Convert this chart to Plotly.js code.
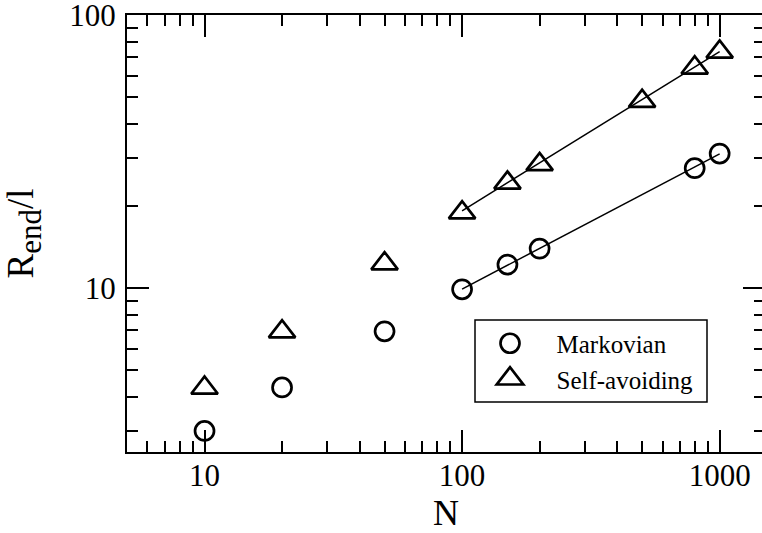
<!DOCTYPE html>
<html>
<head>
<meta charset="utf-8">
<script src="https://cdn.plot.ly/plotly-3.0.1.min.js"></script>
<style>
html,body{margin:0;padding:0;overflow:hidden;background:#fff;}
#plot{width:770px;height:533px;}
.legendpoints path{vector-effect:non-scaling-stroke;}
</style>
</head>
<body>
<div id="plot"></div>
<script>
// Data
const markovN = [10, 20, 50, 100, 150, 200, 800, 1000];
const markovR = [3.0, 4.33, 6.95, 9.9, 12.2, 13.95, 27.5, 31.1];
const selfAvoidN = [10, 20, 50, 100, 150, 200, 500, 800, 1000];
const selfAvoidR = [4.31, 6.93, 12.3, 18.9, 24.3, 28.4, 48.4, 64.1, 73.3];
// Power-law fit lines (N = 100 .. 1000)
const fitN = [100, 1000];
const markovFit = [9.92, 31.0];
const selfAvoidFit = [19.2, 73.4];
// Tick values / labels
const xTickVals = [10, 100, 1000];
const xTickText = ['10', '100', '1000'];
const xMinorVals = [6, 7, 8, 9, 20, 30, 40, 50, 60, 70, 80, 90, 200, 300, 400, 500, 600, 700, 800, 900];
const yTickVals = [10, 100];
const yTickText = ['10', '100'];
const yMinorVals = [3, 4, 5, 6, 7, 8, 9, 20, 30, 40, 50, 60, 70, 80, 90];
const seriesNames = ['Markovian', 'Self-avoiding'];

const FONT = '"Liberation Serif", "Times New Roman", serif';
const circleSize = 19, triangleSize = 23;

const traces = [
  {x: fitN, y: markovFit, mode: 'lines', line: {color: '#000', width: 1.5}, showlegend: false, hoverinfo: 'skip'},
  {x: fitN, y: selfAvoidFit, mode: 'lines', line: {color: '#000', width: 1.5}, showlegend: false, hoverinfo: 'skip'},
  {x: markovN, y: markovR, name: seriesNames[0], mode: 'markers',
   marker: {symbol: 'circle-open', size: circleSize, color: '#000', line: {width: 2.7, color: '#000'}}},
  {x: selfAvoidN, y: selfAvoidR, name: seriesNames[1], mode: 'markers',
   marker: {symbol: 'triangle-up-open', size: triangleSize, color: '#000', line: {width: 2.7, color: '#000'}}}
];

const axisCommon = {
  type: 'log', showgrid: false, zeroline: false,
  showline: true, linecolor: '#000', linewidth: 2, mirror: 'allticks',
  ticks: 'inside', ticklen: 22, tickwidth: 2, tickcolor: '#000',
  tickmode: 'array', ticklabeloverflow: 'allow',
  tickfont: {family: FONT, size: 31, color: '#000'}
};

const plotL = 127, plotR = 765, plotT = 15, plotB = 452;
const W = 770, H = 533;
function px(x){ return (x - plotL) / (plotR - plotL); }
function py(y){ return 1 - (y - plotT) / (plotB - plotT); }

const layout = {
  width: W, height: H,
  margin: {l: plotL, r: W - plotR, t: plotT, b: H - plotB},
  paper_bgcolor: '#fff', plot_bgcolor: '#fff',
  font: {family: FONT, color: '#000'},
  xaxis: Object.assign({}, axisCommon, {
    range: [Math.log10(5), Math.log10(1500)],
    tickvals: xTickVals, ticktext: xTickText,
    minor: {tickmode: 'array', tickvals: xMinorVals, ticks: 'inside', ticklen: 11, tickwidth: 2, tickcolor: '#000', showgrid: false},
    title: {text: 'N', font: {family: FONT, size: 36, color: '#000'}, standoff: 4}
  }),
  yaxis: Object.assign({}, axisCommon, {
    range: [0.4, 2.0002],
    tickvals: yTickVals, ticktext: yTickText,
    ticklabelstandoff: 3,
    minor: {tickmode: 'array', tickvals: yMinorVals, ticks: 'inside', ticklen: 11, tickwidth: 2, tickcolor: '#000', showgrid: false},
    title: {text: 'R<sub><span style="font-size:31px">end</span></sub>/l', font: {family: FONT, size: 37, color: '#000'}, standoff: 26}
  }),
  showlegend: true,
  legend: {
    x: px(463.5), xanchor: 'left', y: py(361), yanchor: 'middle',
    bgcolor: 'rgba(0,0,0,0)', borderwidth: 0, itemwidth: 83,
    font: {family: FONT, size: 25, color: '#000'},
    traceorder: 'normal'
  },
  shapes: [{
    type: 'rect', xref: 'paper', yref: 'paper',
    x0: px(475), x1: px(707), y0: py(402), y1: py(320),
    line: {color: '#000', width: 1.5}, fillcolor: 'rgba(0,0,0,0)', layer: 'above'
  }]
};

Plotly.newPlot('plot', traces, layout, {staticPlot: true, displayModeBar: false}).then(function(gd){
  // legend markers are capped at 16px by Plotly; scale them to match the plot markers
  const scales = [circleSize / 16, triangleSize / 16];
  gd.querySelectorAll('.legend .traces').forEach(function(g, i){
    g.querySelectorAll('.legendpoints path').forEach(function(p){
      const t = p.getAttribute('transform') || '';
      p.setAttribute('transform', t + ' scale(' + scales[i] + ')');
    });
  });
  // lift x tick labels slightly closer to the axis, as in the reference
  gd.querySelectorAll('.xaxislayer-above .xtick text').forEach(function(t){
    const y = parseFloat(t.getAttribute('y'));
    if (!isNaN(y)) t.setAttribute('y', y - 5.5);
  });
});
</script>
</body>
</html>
========
=== TASK INSTRUCTIONS ===
Sift the material for lines with the string "chart". Copy each one found.

=== FINISHED EXERCISE ===
Convert this chart to Plotly.js code.

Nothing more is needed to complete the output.